* [Problem requirements]: Find every line in the records below that holds the word "this", and copy each one.

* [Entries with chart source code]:
■ ■ ■ ■ ■
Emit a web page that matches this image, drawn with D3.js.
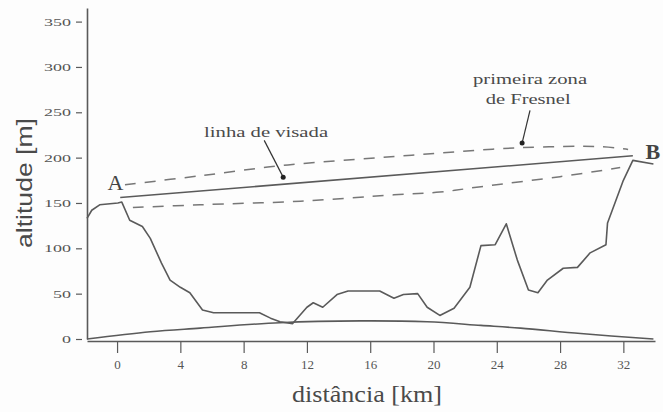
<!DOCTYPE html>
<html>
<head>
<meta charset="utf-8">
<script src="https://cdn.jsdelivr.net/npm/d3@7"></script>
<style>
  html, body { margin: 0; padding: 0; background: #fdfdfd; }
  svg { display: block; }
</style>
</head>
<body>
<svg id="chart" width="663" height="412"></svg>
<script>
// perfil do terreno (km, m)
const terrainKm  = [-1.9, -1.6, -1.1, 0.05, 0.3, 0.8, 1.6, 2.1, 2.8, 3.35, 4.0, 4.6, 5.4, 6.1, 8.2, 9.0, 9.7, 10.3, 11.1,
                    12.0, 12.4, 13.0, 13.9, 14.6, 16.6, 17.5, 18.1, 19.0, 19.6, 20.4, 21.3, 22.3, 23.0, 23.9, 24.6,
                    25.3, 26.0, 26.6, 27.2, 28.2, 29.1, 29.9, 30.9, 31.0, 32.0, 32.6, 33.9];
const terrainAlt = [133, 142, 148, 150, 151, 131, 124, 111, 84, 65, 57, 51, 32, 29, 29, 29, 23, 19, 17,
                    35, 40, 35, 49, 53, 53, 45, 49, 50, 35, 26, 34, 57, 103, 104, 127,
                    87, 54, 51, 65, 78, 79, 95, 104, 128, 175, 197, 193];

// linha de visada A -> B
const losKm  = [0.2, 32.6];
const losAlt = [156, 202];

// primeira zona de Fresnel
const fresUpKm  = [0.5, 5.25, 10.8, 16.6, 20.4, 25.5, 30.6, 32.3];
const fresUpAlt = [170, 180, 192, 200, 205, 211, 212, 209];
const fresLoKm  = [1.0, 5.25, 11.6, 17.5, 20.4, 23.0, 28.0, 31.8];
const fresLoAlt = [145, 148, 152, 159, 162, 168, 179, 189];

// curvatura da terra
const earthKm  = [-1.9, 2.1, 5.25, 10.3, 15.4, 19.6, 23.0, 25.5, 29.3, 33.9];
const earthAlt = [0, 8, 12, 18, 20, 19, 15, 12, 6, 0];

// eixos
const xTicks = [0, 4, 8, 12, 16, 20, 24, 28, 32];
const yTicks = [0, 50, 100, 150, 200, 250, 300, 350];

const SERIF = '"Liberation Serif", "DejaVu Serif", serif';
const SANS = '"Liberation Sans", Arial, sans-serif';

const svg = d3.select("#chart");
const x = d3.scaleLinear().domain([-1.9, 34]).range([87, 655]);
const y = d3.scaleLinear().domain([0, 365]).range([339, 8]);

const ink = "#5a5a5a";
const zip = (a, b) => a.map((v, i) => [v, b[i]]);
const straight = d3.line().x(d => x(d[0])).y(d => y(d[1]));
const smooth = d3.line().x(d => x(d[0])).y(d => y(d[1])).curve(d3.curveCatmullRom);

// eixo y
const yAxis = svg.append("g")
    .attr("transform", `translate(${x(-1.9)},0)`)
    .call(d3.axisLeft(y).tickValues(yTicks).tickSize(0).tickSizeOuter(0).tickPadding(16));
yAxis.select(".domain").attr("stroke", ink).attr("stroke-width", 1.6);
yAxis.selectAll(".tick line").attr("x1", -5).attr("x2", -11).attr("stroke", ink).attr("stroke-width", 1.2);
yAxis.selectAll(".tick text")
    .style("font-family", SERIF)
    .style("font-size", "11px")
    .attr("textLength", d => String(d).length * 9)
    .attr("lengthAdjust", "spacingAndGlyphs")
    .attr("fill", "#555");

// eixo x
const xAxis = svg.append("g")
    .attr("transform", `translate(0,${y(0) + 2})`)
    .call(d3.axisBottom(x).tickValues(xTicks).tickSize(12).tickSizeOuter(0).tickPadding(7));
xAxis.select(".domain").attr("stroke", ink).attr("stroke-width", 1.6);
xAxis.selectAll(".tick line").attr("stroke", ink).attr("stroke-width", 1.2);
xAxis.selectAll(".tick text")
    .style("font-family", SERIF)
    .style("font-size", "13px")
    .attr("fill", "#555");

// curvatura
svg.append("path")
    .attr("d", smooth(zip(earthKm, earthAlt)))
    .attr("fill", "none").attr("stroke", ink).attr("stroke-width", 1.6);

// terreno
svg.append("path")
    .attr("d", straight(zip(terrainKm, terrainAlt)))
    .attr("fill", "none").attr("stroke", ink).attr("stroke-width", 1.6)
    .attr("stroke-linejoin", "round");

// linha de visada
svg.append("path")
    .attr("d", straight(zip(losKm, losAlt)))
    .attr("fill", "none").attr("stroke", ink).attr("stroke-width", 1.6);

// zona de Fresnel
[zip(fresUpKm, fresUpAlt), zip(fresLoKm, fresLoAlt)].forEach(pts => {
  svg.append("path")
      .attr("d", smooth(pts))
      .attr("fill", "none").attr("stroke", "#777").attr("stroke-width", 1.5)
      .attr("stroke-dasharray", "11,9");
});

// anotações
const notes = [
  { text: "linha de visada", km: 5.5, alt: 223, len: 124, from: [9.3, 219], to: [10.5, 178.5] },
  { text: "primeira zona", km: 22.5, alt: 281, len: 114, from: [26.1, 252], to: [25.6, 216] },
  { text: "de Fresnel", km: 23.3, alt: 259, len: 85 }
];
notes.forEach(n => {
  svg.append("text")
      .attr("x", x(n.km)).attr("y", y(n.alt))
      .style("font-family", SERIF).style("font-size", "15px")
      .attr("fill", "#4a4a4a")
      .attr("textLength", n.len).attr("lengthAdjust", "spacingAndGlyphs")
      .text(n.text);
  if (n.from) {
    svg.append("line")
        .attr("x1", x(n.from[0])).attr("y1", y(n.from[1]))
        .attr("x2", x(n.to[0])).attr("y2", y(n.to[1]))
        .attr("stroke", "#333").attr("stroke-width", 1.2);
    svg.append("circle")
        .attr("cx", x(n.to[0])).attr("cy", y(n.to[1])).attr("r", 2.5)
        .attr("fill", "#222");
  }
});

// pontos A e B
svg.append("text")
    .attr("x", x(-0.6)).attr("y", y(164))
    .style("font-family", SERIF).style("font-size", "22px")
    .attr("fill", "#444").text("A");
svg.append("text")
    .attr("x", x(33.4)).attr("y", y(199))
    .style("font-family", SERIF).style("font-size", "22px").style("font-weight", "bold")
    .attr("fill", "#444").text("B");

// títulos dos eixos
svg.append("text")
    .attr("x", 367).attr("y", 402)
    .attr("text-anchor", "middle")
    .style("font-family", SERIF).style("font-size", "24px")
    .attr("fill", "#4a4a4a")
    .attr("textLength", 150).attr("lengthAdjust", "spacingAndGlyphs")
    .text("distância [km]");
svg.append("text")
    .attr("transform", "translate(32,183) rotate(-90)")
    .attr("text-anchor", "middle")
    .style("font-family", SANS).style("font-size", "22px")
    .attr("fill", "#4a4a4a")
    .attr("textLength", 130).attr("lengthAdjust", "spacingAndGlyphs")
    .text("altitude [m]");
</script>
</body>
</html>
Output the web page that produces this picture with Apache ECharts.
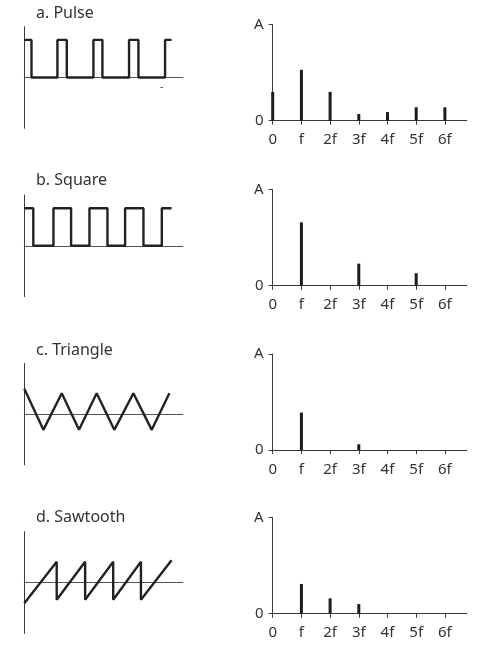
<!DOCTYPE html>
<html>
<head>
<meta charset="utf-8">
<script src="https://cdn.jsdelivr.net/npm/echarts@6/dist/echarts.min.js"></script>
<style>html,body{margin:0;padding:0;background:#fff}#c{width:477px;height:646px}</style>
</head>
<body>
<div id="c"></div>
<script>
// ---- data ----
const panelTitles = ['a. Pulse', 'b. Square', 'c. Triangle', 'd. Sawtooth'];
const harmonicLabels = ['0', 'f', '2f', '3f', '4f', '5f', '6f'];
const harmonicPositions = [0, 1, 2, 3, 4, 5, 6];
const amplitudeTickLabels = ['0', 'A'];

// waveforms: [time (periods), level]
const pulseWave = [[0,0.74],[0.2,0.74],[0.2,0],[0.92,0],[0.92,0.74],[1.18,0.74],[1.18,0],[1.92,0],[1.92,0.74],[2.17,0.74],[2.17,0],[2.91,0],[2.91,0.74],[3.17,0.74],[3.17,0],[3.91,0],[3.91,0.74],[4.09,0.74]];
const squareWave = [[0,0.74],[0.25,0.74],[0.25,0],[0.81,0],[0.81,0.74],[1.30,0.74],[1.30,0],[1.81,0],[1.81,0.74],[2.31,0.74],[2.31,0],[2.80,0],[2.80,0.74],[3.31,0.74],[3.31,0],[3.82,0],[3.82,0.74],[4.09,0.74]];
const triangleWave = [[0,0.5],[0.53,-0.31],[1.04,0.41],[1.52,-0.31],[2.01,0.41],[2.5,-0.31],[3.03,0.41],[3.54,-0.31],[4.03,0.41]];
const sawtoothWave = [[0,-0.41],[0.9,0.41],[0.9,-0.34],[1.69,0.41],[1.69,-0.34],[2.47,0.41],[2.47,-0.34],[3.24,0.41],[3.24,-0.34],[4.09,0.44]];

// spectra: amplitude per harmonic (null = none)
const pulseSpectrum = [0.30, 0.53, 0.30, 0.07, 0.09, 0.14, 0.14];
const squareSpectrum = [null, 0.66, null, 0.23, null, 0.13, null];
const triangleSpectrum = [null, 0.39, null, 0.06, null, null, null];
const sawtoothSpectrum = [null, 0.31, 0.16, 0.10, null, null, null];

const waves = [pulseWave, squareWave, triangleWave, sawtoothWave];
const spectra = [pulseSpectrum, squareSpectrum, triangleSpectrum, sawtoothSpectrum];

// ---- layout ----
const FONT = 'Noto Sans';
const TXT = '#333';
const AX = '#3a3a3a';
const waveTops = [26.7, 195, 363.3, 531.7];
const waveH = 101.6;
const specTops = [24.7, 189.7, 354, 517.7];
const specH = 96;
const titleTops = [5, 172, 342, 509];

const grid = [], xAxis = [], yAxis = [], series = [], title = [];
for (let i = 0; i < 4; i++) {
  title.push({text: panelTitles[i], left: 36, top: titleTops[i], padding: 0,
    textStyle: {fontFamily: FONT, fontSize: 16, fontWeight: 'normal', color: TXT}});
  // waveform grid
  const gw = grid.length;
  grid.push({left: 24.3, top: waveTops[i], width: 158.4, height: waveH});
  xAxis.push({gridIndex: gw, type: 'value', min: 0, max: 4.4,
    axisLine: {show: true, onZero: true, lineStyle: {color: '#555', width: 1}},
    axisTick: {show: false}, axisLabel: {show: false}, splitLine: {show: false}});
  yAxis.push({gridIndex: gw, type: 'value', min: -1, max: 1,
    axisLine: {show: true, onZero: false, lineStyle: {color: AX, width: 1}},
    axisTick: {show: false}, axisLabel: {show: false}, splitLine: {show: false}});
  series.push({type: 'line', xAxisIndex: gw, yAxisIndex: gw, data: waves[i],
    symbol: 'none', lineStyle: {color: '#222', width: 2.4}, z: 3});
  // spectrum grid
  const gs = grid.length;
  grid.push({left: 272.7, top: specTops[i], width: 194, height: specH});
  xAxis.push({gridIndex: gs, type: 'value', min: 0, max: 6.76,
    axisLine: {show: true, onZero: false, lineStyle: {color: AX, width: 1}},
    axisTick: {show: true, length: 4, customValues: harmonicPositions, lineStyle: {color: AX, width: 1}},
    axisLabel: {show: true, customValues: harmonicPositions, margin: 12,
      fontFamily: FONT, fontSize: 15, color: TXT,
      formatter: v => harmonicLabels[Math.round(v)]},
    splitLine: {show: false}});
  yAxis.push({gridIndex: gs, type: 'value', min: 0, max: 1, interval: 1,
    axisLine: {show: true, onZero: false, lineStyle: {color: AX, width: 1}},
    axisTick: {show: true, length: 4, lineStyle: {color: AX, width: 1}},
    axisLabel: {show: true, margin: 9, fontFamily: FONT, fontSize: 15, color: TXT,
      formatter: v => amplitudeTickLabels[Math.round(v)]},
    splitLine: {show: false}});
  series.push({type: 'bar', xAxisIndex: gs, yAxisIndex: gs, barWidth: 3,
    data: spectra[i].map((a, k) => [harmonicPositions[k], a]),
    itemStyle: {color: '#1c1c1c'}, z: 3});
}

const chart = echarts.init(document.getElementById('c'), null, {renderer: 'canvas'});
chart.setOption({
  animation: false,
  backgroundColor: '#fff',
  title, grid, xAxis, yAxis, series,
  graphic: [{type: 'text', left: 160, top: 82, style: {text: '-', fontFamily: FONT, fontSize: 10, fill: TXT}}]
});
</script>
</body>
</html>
■ ■ ■ ■ ■
* [The completed task]:
Emit a web page that matches this image, drawn with D3.js.
Output the web page that produces this picture with Apache ECharts.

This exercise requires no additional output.